**DIRECTIONS FOR THIS TASK:** Wherever the string "document" occurs in a line of these records, report that line.

**DATA TO PROCESS:**
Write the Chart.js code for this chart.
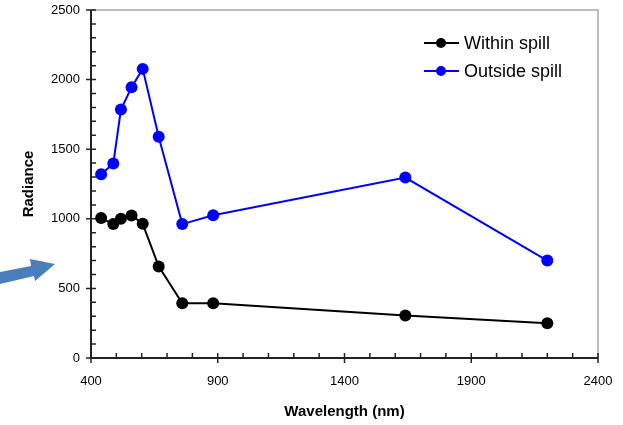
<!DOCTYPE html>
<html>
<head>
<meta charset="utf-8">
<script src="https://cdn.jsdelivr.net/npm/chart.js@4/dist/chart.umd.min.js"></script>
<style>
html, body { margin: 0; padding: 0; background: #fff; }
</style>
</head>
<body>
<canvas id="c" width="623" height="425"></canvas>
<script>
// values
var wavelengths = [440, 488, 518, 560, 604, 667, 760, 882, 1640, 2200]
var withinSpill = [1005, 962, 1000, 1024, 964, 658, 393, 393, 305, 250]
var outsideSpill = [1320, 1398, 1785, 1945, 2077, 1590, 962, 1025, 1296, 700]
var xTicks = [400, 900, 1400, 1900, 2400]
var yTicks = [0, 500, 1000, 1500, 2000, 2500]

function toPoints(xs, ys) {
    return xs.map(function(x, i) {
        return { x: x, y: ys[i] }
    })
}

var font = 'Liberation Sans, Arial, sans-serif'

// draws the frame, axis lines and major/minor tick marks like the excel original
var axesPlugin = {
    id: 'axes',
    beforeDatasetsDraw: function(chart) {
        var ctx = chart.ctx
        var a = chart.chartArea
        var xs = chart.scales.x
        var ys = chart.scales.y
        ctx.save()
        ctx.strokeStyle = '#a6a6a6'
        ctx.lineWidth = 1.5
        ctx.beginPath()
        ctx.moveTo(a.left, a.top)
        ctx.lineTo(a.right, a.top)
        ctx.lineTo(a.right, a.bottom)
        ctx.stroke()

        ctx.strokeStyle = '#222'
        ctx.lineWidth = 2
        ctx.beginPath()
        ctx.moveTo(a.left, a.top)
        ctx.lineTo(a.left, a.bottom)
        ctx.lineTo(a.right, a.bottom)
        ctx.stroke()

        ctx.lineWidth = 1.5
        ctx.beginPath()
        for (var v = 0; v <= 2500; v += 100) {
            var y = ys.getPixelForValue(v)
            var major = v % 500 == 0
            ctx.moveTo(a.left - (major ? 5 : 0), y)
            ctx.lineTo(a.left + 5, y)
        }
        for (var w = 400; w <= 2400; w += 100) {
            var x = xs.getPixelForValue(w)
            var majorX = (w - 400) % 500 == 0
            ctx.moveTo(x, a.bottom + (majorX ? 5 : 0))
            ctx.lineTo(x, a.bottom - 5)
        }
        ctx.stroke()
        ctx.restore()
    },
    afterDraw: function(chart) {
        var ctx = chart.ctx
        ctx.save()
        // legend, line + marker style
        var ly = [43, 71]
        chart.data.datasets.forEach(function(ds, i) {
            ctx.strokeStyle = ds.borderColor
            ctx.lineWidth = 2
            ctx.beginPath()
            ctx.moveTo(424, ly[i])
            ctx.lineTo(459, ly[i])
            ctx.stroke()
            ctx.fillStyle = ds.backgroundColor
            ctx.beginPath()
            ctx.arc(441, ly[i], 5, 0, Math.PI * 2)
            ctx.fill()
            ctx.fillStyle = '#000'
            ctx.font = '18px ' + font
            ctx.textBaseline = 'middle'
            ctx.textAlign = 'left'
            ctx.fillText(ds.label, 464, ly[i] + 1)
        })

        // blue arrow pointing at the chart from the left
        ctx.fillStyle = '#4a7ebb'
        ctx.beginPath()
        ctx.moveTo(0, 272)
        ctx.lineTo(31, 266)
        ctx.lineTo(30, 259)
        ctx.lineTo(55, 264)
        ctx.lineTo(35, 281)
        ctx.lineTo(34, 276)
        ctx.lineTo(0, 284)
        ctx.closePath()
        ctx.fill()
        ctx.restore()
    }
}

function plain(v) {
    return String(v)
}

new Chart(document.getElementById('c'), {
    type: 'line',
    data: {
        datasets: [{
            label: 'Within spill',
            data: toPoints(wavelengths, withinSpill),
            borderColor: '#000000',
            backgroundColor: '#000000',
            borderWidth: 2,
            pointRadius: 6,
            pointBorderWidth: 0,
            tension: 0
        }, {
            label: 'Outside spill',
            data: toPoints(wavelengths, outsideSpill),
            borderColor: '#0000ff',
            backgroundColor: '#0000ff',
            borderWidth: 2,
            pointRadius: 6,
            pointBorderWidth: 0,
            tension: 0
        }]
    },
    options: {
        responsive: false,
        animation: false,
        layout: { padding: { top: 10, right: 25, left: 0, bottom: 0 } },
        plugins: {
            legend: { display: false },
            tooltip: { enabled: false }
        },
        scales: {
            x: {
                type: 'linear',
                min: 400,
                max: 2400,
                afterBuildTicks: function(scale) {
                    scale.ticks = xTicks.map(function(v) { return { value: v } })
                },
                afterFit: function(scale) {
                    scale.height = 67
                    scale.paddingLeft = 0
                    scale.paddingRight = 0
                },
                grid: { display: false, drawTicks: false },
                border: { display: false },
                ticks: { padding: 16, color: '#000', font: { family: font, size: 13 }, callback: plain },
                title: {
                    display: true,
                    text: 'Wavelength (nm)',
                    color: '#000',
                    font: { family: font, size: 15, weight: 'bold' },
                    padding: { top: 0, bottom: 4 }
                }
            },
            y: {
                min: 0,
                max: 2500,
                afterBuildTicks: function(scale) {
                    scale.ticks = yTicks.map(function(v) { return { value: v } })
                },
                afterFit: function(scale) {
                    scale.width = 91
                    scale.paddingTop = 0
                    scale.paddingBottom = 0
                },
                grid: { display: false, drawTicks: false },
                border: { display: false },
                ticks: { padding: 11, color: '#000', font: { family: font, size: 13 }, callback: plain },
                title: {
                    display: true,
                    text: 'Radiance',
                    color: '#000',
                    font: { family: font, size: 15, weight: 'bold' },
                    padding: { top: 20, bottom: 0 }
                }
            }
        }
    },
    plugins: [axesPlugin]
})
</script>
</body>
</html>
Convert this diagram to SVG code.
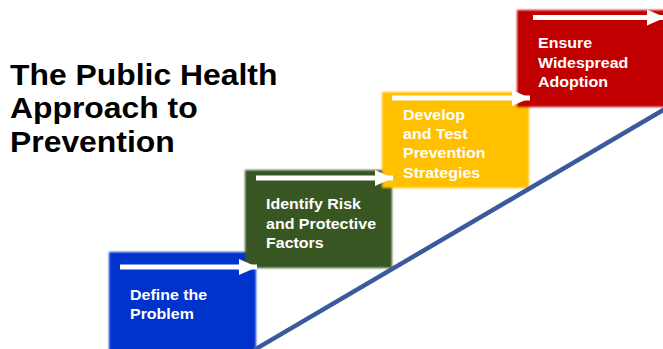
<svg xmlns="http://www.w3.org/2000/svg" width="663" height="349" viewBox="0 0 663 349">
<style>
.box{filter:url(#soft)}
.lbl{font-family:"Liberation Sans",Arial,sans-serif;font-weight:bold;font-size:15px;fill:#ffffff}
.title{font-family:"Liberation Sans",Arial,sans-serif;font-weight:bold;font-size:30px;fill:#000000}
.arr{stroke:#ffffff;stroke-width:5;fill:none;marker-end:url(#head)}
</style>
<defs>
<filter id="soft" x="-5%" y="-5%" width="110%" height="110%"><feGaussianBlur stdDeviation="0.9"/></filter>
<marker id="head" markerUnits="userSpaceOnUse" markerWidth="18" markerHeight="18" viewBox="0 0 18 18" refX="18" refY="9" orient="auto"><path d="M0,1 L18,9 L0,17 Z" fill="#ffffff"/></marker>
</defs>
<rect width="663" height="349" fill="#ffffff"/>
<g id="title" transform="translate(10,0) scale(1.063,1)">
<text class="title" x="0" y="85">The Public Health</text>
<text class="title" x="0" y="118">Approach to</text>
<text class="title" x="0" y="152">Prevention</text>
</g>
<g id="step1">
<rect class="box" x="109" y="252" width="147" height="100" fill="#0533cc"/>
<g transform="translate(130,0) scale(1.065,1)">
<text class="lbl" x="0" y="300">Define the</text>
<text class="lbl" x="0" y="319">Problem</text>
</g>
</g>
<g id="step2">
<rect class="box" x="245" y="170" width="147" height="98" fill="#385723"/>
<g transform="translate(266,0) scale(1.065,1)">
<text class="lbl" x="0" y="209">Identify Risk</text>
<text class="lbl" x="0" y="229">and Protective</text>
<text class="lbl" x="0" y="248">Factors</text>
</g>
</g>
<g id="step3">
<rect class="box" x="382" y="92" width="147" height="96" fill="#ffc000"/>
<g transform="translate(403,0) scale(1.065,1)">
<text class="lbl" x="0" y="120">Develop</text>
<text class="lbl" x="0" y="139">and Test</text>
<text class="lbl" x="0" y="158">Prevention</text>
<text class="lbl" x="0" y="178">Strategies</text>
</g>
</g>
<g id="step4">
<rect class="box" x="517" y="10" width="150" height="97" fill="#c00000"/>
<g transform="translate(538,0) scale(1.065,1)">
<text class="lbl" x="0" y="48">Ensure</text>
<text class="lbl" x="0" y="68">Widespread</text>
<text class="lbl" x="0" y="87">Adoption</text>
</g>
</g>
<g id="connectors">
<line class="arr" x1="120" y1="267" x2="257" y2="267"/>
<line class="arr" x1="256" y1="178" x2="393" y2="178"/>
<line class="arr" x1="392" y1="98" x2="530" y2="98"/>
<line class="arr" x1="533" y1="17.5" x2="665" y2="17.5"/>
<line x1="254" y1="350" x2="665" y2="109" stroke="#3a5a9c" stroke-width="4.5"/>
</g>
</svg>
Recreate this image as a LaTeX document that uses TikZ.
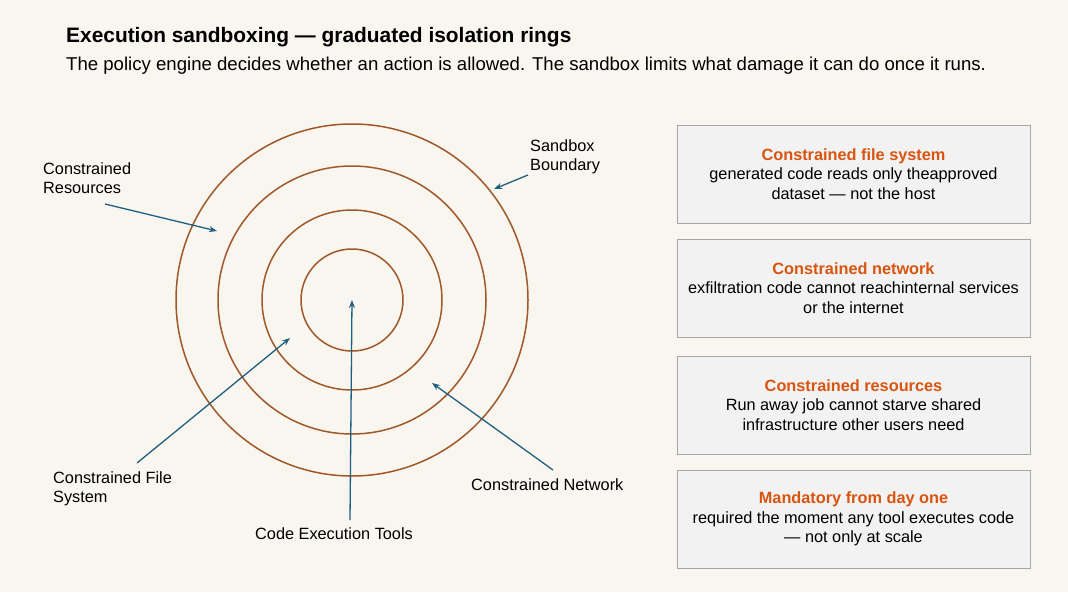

**PROBLEM SOLUTION:**
new Chart(document.getElementById('c'), {
Recreate this image as a LaTeX document that uses TikZ.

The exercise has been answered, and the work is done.